Who knows what the asking price would be, but because of his age, term and skill set I would bid aggressively in terms of spending futures to add another top half of the roster player for the long-term. Would Faulk plus medium-level futures get a deal done?
Thinking outside the box – Ryan Getzlaf
It is hard to imagine Getzlaf as anything but a Duck, but with the Ducks aging and flailing at the same time, there is talk that the franchise might try to start anew and that that could even include moving the captain. Getzlaf is 33 years old, so he does not have 5-8 year potential like Huberdeau, but if he could both help boost the Canes into the playoffs and build a bridge to the future at center, might he be worth it? His production is down a bit on a struggling Ducks team, but even the down version of Getzlaf is good for a 59-point pace if projected over 82 games. He had 61 points in only 56 games in 2017-18 and 73 points in 74 games in 2016-17, so it is not like he has hit a wall in terms of offensive production. His no-trade clause only allows him to screen out eight teams, so there would be a reasonable chance to obtain him if he is in fact on the trading block. And he is signed for two more years after this one. That might be about perfect to allow time for Martin Necas to develop and also to free up salary when Andrei Svechnikov and Dougie Hamilton’s contracts would be up. Thinking of Ryan Getzlaf in a Hurricanes uniform is definitely odd. And at 33 years old, he maybe is not what one thinks of in terms of long-term additions. But just maybe two plus years of Getzlaf can push the team up into the playoffs and build a bridge to the next generation.
The return would not be cheap to pry a long-time captain out of Anaheim, but if the Ducks are looking primarily for futures, the Hurricanes have volume there.
The calculated gamble – James Neal
There is no shortage of big free agent signings that have not worked out. Only 50ish games into his time with the Calgary Flames, James Neal looks to be one of those expensive, failed signings. Neal has mostly been slotted as a depth forward and has only five goals and 15 points in 53 games. At 31 years old, he has four more years remaining on his contract at $5.75 million per year. Given the reisk with his age and current level of play, there is no way the Hurricanes would take on the $5.75 million contract and trade significant assets to do so. But with the Flames winning more or less without Neal, one has to figure that the Flames would dump him for virtually nothing just to unload the contract. So if the Flames would be willing to eat the maximum half of Neal’s contract and take almost nothing in trade return just to unload him, could the risk be worth it. $3.4 million per year is a decent price if Neal rebounds even modestly scoring-wise. His production declined somewhat in 2017-18, but he still has an impressive run of ten straight years with 20 or more goals. To do such a deal would require a huge vote of confidence from the scouting staff, but with a fresh start, could Neal be a buy low opportunity to add a proven NHL goal scorer for very little in trade?

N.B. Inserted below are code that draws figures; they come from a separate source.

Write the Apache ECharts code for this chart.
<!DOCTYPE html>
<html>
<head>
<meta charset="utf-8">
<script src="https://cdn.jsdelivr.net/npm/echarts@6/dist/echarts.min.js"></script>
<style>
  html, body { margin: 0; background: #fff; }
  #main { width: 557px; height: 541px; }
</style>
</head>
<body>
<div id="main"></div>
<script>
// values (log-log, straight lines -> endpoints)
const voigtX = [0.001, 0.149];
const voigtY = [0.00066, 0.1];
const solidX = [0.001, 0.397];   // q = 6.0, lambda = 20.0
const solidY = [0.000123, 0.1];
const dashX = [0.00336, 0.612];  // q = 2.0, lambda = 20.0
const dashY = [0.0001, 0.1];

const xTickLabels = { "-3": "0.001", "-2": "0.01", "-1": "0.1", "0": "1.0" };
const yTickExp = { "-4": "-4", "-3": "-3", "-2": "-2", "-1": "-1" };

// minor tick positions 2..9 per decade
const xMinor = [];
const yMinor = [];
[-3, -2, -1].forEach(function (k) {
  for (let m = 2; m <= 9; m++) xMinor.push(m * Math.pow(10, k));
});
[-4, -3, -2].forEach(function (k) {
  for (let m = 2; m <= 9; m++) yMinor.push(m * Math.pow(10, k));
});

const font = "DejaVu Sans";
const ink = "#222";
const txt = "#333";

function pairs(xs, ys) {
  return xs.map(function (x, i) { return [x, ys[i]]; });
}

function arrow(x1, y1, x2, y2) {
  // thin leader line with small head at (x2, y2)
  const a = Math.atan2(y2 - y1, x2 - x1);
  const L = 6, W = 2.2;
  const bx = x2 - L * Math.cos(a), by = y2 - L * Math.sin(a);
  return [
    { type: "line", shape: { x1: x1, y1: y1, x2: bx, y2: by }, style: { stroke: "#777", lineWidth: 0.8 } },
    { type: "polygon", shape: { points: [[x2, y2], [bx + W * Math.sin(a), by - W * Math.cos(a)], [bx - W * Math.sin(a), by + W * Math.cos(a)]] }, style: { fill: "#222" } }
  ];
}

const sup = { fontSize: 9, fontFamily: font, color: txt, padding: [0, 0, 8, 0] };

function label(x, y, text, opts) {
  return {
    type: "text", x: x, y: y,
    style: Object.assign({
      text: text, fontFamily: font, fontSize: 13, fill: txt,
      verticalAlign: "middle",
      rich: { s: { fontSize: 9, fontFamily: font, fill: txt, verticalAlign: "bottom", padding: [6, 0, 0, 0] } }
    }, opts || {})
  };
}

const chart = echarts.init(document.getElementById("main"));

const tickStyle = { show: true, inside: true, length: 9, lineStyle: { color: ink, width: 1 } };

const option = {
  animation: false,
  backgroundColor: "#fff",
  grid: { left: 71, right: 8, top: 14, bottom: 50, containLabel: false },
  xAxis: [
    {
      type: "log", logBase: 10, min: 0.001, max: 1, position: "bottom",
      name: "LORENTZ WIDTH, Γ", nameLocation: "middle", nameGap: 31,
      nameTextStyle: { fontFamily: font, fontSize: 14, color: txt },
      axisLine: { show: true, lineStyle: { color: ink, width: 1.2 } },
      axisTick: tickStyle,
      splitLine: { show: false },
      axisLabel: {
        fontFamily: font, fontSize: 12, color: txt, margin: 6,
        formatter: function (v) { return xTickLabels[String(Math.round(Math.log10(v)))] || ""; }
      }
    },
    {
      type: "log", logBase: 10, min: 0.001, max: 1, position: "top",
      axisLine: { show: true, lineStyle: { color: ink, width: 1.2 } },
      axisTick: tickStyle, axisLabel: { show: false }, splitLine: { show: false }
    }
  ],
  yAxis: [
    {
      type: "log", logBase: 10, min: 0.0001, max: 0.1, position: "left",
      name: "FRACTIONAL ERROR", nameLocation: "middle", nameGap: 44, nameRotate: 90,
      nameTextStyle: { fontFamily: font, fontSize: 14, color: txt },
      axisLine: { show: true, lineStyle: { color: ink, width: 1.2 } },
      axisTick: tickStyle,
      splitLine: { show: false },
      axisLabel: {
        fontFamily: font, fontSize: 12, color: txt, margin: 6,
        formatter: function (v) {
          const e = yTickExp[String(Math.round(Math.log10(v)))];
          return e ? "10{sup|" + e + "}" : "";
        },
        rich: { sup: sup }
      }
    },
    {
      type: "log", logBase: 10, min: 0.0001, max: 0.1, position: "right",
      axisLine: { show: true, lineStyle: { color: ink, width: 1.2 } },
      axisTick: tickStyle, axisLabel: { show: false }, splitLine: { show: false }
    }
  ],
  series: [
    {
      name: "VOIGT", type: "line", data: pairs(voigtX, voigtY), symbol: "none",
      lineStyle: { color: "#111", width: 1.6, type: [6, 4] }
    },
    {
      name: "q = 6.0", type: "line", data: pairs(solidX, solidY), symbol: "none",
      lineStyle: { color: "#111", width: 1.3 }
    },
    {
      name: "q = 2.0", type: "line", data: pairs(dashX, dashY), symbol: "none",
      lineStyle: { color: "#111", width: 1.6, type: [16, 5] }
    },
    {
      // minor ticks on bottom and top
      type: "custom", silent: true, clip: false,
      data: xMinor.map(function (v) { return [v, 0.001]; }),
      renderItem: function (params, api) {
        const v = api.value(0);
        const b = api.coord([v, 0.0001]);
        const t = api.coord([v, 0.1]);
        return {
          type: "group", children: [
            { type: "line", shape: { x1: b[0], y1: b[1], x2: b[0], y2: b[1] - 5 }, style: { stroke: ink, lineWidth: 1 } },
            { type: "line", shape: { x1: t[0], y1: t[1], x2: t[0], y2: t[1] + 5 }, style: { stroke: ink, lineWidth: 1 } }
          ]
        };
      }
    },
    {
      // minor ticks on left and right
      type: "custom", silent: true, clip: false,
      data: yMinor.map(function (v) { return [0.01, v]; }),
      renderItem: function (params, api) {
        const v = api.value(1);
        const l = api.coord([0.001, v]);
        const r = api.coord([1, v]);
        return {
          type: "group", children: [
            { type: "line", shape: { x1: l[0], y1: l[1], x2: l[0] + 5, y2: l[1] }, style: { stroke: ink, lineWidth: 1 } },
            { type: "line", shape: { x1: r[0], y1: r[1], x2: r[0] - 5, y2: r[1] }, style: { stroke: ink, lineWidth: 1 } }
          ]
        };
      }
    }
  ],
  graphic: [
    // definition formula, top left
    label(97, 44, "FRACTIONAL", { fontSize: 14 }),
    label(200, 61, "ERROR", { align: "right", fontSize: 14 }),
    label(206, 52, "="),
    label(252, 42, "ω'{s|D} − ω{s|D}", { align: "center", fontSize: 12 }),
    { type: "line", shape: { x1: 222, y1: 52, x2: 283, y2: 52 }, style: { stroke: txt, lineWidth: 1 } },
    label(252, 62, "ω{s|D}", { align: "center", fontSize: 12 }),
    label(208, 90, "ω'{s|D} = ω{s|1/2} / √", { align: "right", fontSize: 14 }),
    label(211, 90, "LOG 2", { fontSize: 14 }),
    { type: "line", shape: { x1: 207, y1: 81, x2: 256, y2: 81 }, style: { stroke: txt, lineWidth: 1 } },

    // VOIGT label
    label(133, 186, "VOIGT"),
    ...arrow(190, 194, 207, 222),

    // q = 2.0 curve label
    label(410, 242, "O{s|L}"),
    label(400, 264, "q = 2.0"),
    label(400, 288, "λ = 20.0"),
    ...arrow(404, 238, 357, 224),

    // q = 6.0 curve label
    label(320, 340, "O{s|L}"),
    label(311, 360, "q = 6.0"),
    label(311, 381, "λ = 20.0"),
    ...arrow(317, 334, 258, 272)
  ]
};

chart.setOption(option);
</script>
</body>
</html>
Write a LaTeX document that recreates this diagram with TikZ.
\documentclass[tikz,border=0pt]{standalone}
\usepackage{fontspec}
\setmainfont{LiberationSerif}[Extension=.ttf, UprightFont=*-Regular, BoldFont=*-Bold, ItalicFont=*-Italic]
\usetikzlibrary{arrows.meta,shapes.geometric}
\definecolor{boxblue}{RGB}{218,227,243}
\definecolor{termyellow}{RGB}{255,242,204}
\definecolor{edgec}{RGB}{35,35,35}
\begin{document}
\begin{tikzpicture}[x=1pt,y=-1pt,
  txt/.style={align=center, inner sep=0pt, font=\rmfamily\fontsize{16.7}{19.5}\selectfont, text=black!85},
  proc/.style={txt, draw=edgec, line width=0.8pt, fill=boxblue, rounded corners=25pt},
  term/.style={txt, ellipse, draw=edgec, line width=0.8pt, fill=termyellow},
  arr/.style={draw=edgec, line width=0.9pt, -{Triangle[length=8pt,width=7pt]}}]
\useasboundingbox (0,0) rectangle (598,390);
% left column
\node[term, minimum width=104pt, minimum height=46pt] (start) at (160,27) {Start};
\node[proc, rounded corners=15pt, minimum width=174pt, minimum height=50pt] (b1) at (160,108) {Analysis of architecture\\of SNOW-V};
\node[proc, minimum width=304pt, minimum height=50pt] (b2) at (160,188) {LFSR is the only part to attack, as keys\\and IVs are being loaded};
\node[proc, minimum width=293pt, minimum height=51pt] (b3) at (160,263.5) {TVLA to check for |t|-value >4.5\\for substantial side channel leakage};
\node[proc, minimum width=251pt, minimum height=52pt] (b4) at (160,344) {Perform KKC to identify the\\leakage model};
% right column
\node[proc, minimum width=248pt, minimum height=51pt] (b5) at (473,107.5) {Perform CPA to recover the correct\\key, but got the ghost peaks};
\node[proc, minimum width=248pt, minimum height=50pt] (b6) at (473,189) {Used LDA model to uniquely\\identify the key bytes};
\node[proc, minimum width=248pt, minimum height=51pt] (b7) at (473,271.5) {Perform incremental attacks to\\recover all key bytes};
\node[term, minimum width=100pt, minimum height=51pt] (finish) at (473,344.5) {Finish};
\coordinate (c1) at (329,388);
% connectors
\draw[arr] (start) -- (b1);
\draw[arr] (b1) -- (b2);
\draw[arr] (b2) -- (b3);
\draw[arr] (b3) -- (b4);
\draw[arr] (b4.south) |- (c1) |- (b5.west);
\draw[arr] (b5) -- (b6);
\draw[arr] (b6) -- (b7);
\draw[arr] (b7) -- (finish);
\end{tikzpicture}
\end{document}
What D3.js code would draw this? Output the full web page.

If the trade window is open – Ryan Nugent-Hopkins
With an interim general manager now in place, the Oilers may officially be in a holding pattern until the off-season, but if the trade window is open, Ryan Nugent-Hopkins could still be of interest. With two years at $6 million per year remaining on his current contract, Nugent-Hopkins could be a bit like Getzlaf as a boost for making the playoffs and a bridge to a next center. But at 25 years old, the potential is there that he meshes with the group and fills a key role longer-term. Nugent-Hopkins downshifted to a secondary role when Connor McDavid arrived, but his offensive production has been impressive of late. He finished with 48 points in 62 games for a 63-point 82-game pace and has 52 points in 55 games thus far in 2018-19. Best bet is that the Oilers will mostly sit tight until the offseason, but if in fact the trade window is still open, I would explore the possibility.
The Toronto thing – Kasperi Kapanen and William Nylander
The Maple Leafs ideally need to add a defenseman. The Maple Leafs have impending salary cap issues scheduled to arrive this off-season. And the worthwhile names being bandied around have included William Nylander and Kasperi Kapanen. The return to land either would no doubt include a defenseman. Nylander becomes especially interesting after July 1 when the Leafs pay the whopping $8.3 million signing bonus that he is due for the 2019-20 season. From that point forward, Nylander’s actual salary (not salary cap hit) would be a very reasonable $4.9 million. In addition, at least as of right now, the Maple Leafs are on record as saying he would not be trading. Another name making regular runs in the rumor mill right now is Kasperi Kapanen. Kapanen is a good hockey player with solid two-way play and incredible speed for today’s NHL. The question for me with Kapanen is what his ceiling is offensively. He is only 22 years old with room to grow, and his current 48-point pace without power play ice time is actually pretty pretty impressive, but I still question if his ceiling is more than that of a great depth player.
What say you Canes fans?
1) Are there any other names that you would add to my ‘big game hunting’ list above?
2) Which, if any, of the players that I listed would you target if available? Do you suspect there is a viable deal to be had for any of them?
3) This article covers only players with term, but are there any impending UFA rentals that you would consider to try to push up into the 2019 playoffs?